In conversations with Sands officials, Callahan said, he learned the company is "open to entertaining" a joint venture to complete the hotel. But he does not know if the idea went anywhere or is still an option. Sands has considered taking on partners for its mall and hotel projects in other cities, but has never taken on a partner with, or sold, any of the casinos it has built.
It's been a roller-coaster winter for the world's largest casino operator. Last month, during state Gaming Control Board hearings on whether to renew Sands' gaming license, Callahan stepped away from his past role as cheerleader and asked the state to pressure Sands into completing the mothballed portion of the project.
Then two weeks ago, during a quarterly financial report that showed a fourth-quarter corporate loss of $2.1 million, Sands officials acknowledged Bethlehem revenues were "disappointing."
Over the weekend The Express-Times, quoting an unnamed source, wrote on three consecutive days that Las Vegas Sands, Sands' corporate owner, is looking to sell the Bethlehem casino.
Adelson said Monday "recent rumors of the company's supposed interest in selling" Sands are "unfounded." His statement was uncharacteristic for a company that rarely responds to published reports.
"We are looking forward to reviewing our table games application with the Gaming Control Board, and at the same time we have undertaken efforts which will result in construction resuming on the hotel portion of the development in the very near future," Adelson said.
Joseph P. Owens, editor of The Express-Times, said he stands by the story. He said the Sands had an opportunity to comment, chose not to and did not debunk the story over the weekend.
Owens said Sands' statement on the hotel runs contrary to the company's position last month, when Owens said a company official suggested work would not resume until the end of the year.
"They've done an about-face," Owens said, referring to Sands' statements about the hotel.
Fact or not, analysts say selling its Bethlehem casino now would be a sure loss for Sands because it could not recover its investment while the casino is below revenue projections.
"They're probably not going to sell a property when it's underperforming," said Larry Klatzkin, a 25-year Wall Street gaming expert who is managing director of Chapdelaine Credit Partners, Manhattan.
"Could it be sold in the future? Who knows? But it makes no sense to do it before table games start this summer and the planned hotel is open," Klatzkin said. "That property needs a hotel to maximize the revenue potential of its soon-to-open table games."
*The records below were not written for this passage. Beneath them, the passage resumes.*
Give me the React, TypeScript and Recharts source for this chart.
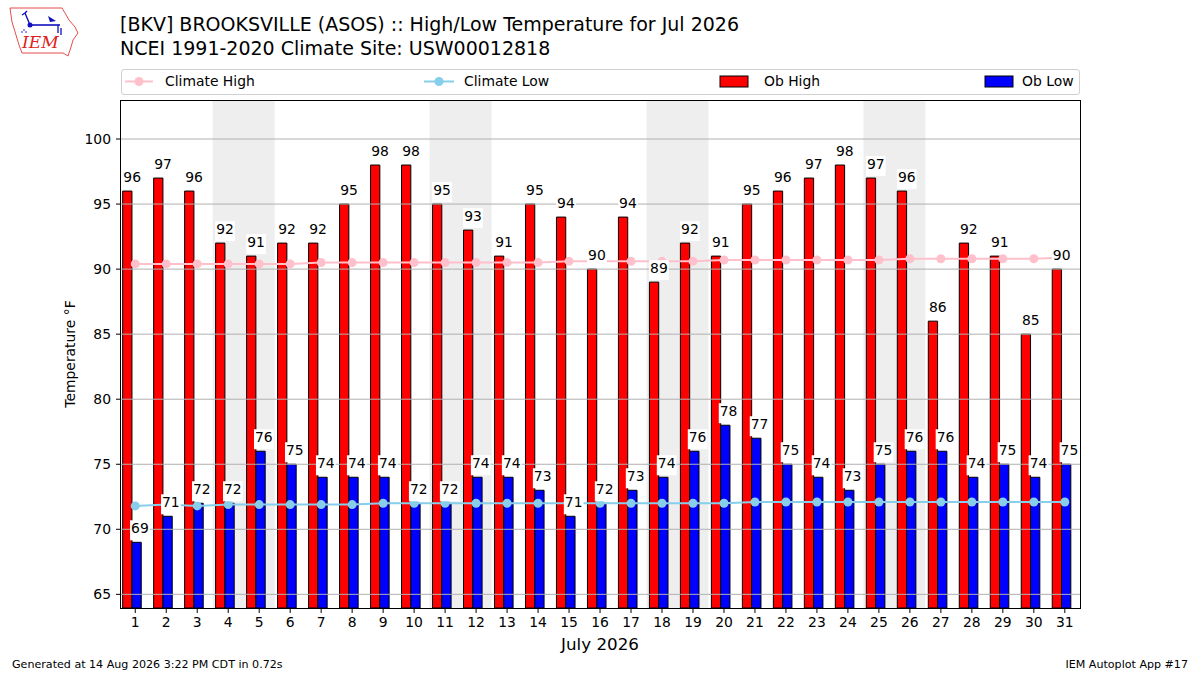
import React from 'react';
import { ComposedChart, Bar, Line, XAxis, YAxis, ReferenceArea, ReferenceLine, LabelList } from 'recharts';

const days = [1,2,3,4,5,6,7,8,9,10,11,12,13,14,15,16,17,18,19,20,21,22,23,24,25,26,27,28,29,30,31];
const obHigh = [96,97,96,92,91,92,92,95,98,98,95,93,91,95,94,90,94,89,92,91,95,96,97,98,97,96,86,92,91,85,90];
const obLow = [69,71,72,72,76,75,74,74,74,72,72,74,74,73,71,72,73,74,76,78,77,75,74,73,75,76,76,74,75,74,75];
const climateHigh = [90.4,90.4,90.4,90.4,90.4,90.4,90.5,90.5,90.5,90.5,90.5,90.5,90.5,90.5,90.6,90.6,90.6,90.6,90.6,90.7,90.7,90.7,90.7,90.7,90.7,90.8,90.8,90.8,90.8,90.8,90.9];
const climateLow = [71.8,71.9,71.8,71.9,71.9,71.9,71.9,71.9,72.0,72.0,72.0,72.0,72.0,72.0,72.0,72.0,72.0,72.0,72.0,72.0,72.1,72.1,72.1,72.1,72.1,72.1,72.1,72.1,72.1,72.1,72.1];
const weekendStarts = [4, 11, 18, 25];
const yTicks = [65, 70, 75, 80, 85, 90, 95, 100];

const titleLine1 = '[BKV] BROOKSVILLE (ASOS) :: High/Low Temperature for Jul 2026';
const titleLine2 = 'NCEI 1991-2020 Climate Site: USW00012818';
const footerLeft = 'Generated at 14 Aug 2026 3:22 PM CDT in 0.72s';
const footerRight = 'IEM Autoplot App #17';

const data = days.map((d, i) => ({
  day: d,
  high: obHigh[i],
  low: obLow[i],
  cHigh: climateHigh[i],
  cLow: climateLow[i],
}));

const FONT = 'DejaVu Sans, sans-serif';
const X_DOMAIN: [number, number] = [0.54, 31.49];
const BAR_SHIFT = 0.1;
const PLOT_LEFT = 121;
const PLOT_RIGHT = 1080;
const PLOT_TOP = 100;
const PLOT_BOTTOM = 608;
const PX_PER_DAY = (PLOT_RIGHT - PLOT_LEFT) / (X_DOMAIN[1] - X_DOMAIN[0]);

const makeLabel = (dx: number) => (props: any) => {
  const { x, y, value } = props;
  if (x == null || y == null) return null;
  const cx = x + dx;
  const ty = y - 9;
  const w = String(value).length * 8.85;
  return (
    <g>
      <rect x={cx - w / 2 - 1} y={ty - 13} width={w + 2} height={20} fill="#ffffff" />
      <text x={cx} y={ty} textAnchor="middle" fontSize={13.9} fontFamily={FONT} fill="#000">
        {value}
      </text>
    </g>
  );
};

const Logo = () => (
  <svg width={90} height={62} style={{ position: 'absolute', left: 0, top: 0 }}>
    <path
      d="M10,8 L62,8 L65,13 L69,20 L75,27 L78,33 L73,40 L71,47 L68,56 L63,53 L22,53 L19,45 L16,35 L12,22 Z"
      fill="#fff"
      stroke="#e02020"
      strokeWidth={0.8}
    />
    <line x1={30} y1={25} x2={60} y2={25} stroke="#1010c0" strokeWidth={1.6} />
    <circle cx={30} cy={25} r={2.5} fill="#1010c0" />
    <path d="M30,25 L25,13 M25,13 L22,15 M25,13 L27,11" stroke="#1010c0" strokeWidth={1.4} fill="none" />
    <path d="M48,16 L56,21 L50,22 Z" fill="#1010c0" />
    <path d="M58,25 L58,33 M61,28 L61,35" stroke="#1010c0" strokeWidth={1.3} />
    <circle cx={24} cy={30} r={0.8} fill="#1010c0" />
    <circle cx={22} cy={32} r={0.8} fill="#1010c0" />
    <circle cx={26} cy={32} r={0.8} fill="#1010c0" />
    <text x={22} y={48} fontFamily="DejaVu Serif, Liberation Serif, serif" fontStyle="italic" fontSize={17} fill="#e02020">
      IEM
    </text>
  </svg>
);

const legendText: React.CSSProperties = {
  position: 'absolute',
  top: 0,
  fontSize: 13.9,
  fontFamily: FONT,
  lineHeight: '23px',
  color: '#000',
  whiteSpace: 'nowrap',
};

const Legend = () => (
  <div
    style={{
      position: 'absolute',
      left: 121,
      top: 69,
      width: 959,
      height: 26,
      border: '1px solid #d0d0d0',
      borderRadius: 3,
      boxSizing: 'border-box',
      background: 'rgba(255,255,255,0.8)',
    }}
  >
    <svg width={959} height={26} style={{ position: 'absolute', left: -1, top: -1 }}>
      <line x1={4} y1={12.5} x2={32} y2={12.5} stroke="#FFC0CB" strokeWidth={2} />
      <circle cx={18} cy={12.5} r={4.5} fill="#FFC0CB" />
      <line x1={303} y1={12.5} x2={333} y2={12.5} stroke="#87CEEB" strokeWidth={2} />
      <circle cx={318} cy={12.5} r={4.5} fill="#87CEEB" />
      <rect x={599} y={7} width={28} height={11} fill="#ff0000" stroke="#000" strokeWidth={1} />
      <rect x={864} y={7} width={28} height={11} fill="#0000ff" stroke="#000" strokeWidth={1} />
    </svg>
    <span style={{ ...legendText, left: 43 }}>Climate High</span>
    <span style={{ ...legendText, left: 342 }}>Climate Low</span>
    <span style={{ ...legendText, left: 642 }}>Ob High</span>
    <span style={{ ...legendText, left: 900 }}>Ob Low</span>
  </div>
);

export default function App() {
  return (
    <div style={{ position: 'absolute', left: 0, top: 0, width: 1200, height: 675, background: '#fff', overflow: 'hidden', fontFamily: FONT }}>
      <Logo />
      <div style={{ position: 'absolute', left: 120, top: 12, fontSize: 19, lineHeight: '24px', fontFamily: FONT, whiteSpace: 'nowrap' }}>
        {titleLine1}
        <br />
        {titleLine2}
      </div>
      <Legend />
      <ComposedChart
        width={1200}
        height={675}
        data={data}
        margin={{ top: PLOT_TOP, right: 1200 - PLOT_RIGHT, bottom: 675 - PLOT_BOTTOM - 30, left: PLOT_LEFT - 60 }}
        barGap={0}
        style={{ position: 'absolute', left: 0, top: 0 }}
      >
        <XAxis
          xAxisId="main"
          dataKey="day"
          type="number"
          domain={X_DOMAIN}
          allowDataOverflow
          ticks={days}
          interval={0}
          height={30}
          tickSize={5}
          tickMargin={4}
          axisLine={false}
          tickLine={{ stroke: '#000' }}
          tick={{ fill: '#000', fontSize: 13.9, fontFamily: FONT }}
        />
        <XAxis
          xAxisId="bars"
          dataKey="day"
          type="number"
          domain={[X_DOMAIN[0] + BAR_SHIFT, X_DOMAIN[1] + BAR_SHIFT]}
          allowDataOverflow
          height={0}
          hide
        />
        <YAxis
          yAxisId="y"
          type="number"
          domain={[63.95, 103]}
          allowDataOverflow
          ticks={yTicks}
          interval={0}
          width={60}
          tickSize={5}
          tickMargin={5}
          axisLine={false}
          tickLine={{ stroke: '#000' }}
          tick={{ fill: '#000', fontSize: 13.9, fontFamily: FONT }}
        />
        {weekendStarts.map((d) => (
          <ReferenceArea
            key={'we' + d}
            xAxisId="main"
            yAxisId="y"
            x1={d - 0.5}
            x2={d + 1.5}
            fill="#eeeeee"
            fillOpacity={1}
            stroke="none"
            zIndex={-50}
          />
        ))}
        <Bar xAxisId="bars" yAxisId="y" dataKey="high" name="Ob High" fill="#ff0000" stroke="#000" strokeWidth={1} barSize={PX_PER_DAY * 0.3} isAnimationActive={false} />
        <Bar xAxisId="bars" yAxisId="y" dataKey="low" name="Ob Low" fill="#0000ff" stroke="#000" strokeWidth={1} barSize={PX_PER_DAY * 0.3} isAnimationActive={false} />
        {yTicks.map((t) => (
          <ReferenceLine key={'g' + t} xAxisId="main" yAxisId="y" y={t} stroke="#b0b0b0" strokeWidth={1} zIndex={350} />
        ))}
        <Line xAxisId="main" yAxisId="y" dataKey="cHigh" name="Climate High" stroke="#FFC0CB" strokeWidth={2} dot={{ r: 4.5, fill: '#FFC0CB', stroke: 'none' }} isAnimationActive={false} />
        <Line xAxisId="main" yAxisId="y" dataKey="cLow" name="Climate Low" stroke="#87CEEB" strokeWidth={2} dot={{ r: 4.5, fill: '#87CEEB', stroke: 'none' }} isAnimationActive={false} />
        <Line xAxisId="bars" yAxisId="y" dataKey="high" stroke="none" dot={false} legendType="none" isAnimationActive={false}>
          <LabelList dataKey="high" content={makeLabel(0)} />
        </Line>
        <Line xAxisId="bars" yAxisId="y" dataKey="low" stroke="none" dot={false} legendType="none" isAnimationActive={false}>
          <LabelList dataKey="low" content={makeLabel(PX_PER_DAY * 0.25)} />
        </Line>
      </ComposedChart>
      <div
        style={{
          position: 'absolute',
          left: PLOT_LEFT - 1,
          top: PLOT_TOP,
          width: PLOT_RIGHT - PLOT_LEFT + 2,
          height: PLOT_BOTTOM - PLOT_TOP + 1,
          border: '1px solid #000',
          boxSizing: 'border-box',
          pointerEvents: 'none',
        }}
      />
      <div style={{ position: 'absolute', left: 70, top: 354, transform: 'translate(-50%, -50%) rotate(-90deg)', fontSize: 13.9, fontFamily: FONT, whiteSpace: 'nowrap' }}>
        Temperature °F
      </div>
      <div style={{ position: 'absolute', left: 600, top: 644, transform: 'translate(-50%, -50%)', fontSize: 16.7, fontFamily: FONT, whiteSpace: 'nowrap' }}>
        July 2026
      </div>
      <div style={{ position: 'absolute', left: 12, top: 658, fontSize: 11.1, lineHeight: '14px', fontFamily: FONT, whiteSpace: 'nowrap' }}>
        {footerLeft}
      </div>
      <div style={{ position: 'absolute', right: 12, top: 658, fontSize: 11.1, lineHeight: '14px', fontFamily: FONT, whiteSpace: 'nowrap' }}>
        {footerRight}
      </div>
    </div>
  );
}
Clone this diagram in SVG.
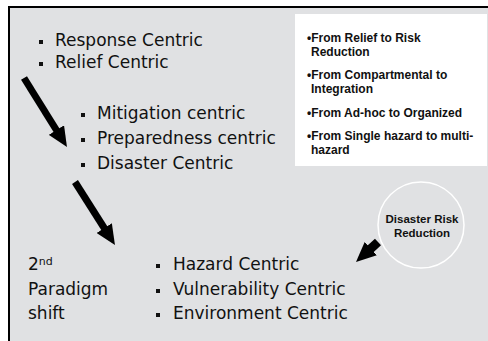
<svg xmlns="http://www.w3.org/2000/svg" width="488" height="341" viewBox="0 0 488 341">
<style>
.t{font-family:"DejaVu Sans",Verdana,sans-serif;font-size:17px;fill:#111}
.b{font-family:"Liberation Sans",Arial,sans-serif;font-size:12px;font-weight:bold;fill:#111}
.c{font-family:"Liberation Sans",Arial,sans-serif;font-size:11.5px;font-weight:bold;fill:#111;text-anchor:middle}
.sq{fill:#111}
.arr{stroke:#000;fill:none}
</style>
<defs>
<marker id="ah" viewBox="0 0 20 18" markerWidth="20" markerHeight="18" refX="7" refY="9" orient="auto" markerUnits="userSpaceOnUse">
<path d="M0,0 L20,9 L0,18 z" fill="#000"/>
</marker>
</defs>
<rect x="0" y="0" width="488" height="341" fill="#fff"/>
<rect x="9" y="7" width="490" height="345" fill="#e0e1e3" stroke="#000" stroke-width="2"/>
<g id="box">
<rect x="295" y="14" width="192" height="152" fill="#fff"/>
<text class="b" x="307" y="42">•From Relief to Risk</text>
<text class="b" x="311" y="56">Reduction</text>
<text class="b" x="307" y="79">•From Compartmental to</text>
<text class="b" x="311" y="93">Integration</text>
<text class="b" x="307" y="117">•From Ad-hoc to Organized</text>
<text class="b" x="307" y="140">•From Single hazard to multi-</text>
<text class="b" x="311" y="154">hazard</text>
</g>
<g id="group1">
<rect class="sq" x="39" y="40" width="4" height="4"/>
<text class="t" x="55" y="46">Response Centric</text>
<rect class="sq" x="39" y="62" width="4" height="4"/>
<text class="t" x="55" y="68">Relief Centric</text>
</g>
<g id="group2">
<rect class="sq" x="81" y="113" width="4" height="4"/>
<text class="t" x="97" y="119">Mitigation centric</text>
<rect class="sq" x="81" y="138" width="4" height="4"/>
<text class="t" x="97" y="144">Preparedness centric</text>
<rect class="sq" x="81" y="163" width="4" height="4"/>
<text class="t" x="97" y="169">Disaster Centric</text>
</g>
<g id="group3">
<rect class="sq" x="156" y="264" width="4" height="4"/>
<text class="t" x="173" y="270">Hazard Centric</text>
<rect class="sq" x="156" y="289" width="4" height="4"/>
<text class="t" x="173" y="295">Vulnerability Centric</text>
<rect class="sq" x="156" y="313" width="4" height="4"/>
<text class="t" x="173" y="319">Environment Centric</text>
</g>
<g id="shift">
<text class="t" x="28" y="270">2<tspan font-size="11" dy="-5">nd</tspan></text>
<text class="t" x="28" y="295">Paradigm</text>
<text class="t" x="28" y="319">shift</text>
</g>
<g id="drr">
<circle cx="421" cy="225" r="43" fill="none" stroke="#fff" stroke-width="1.5"/>
<text class="c" x="422" y="223">Disaster Risk</text>
<text class="c" x="422" y="237">Reduction</text>
</g>
<g id="connectors">
<line class="arr" x1="24" y1="78" x2="60.1" y2="136" stroke-width="7" marker-end="url(#ah)"/>
<line class="arr" x1="75" y1="182" x2="108" y2="234" stroke-width="7" marker-end="url(#ah)"/>
<line class="arr" x1="378" y1="242" x2="365.6" y2="253.3" stroke-width="9" marker-end="url(#ah)"/>
</g>
</svg>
Sands Bethlehem, consistently the state's third-busiest casino behind two near Philadelphia, nevertheless lags its pre-Great Recession projections.
Sands had estimated annual gross terminal revenues -- the money left after winners are paid -- of $465 million. Since opening in May, it's on pace to hit about $235 million its first year.
The poor economy has hurt revenues at Sands casinos in Bethlehem, Las Vegas and Macau, China.
Adelson said he's convinced Sands' fortunes will change with the arrival of a hotel and table games such as blackjack, roulette and craps in Bethlehem, in part because of its proximity to northern New Jersey and New York City customers.
At the very least, construction crews on the hotel site would go a long way toward winning back the trust of skeptical city officials.
"I hope the Sands maintains the commitment they made to the city years ago to build the hotel. It's a vital part for not only making the casino successful but also the projects on the other end of the project like [SteelStacks]," Bethlehem City Council President Robert Donchez said. "If they move forward with the hotel in the next several weeks, I think it is a sign of good faith."
Reese, the Sands spokesman, said the company will have more details later about how much it will cost to finish the hotel and how long it will take. Assuming it takes a year, table games could be running for nine months before the hotel is open.
State regulators will hold a hearing March 11 in Bethlehem Town Hall on Sands' plan to add table games to its offering of slot machines, restaurants and other amenities.
Tony Hanna, Bethlehem's director of community and economic development, said the casino has active permits and can start construction at any time.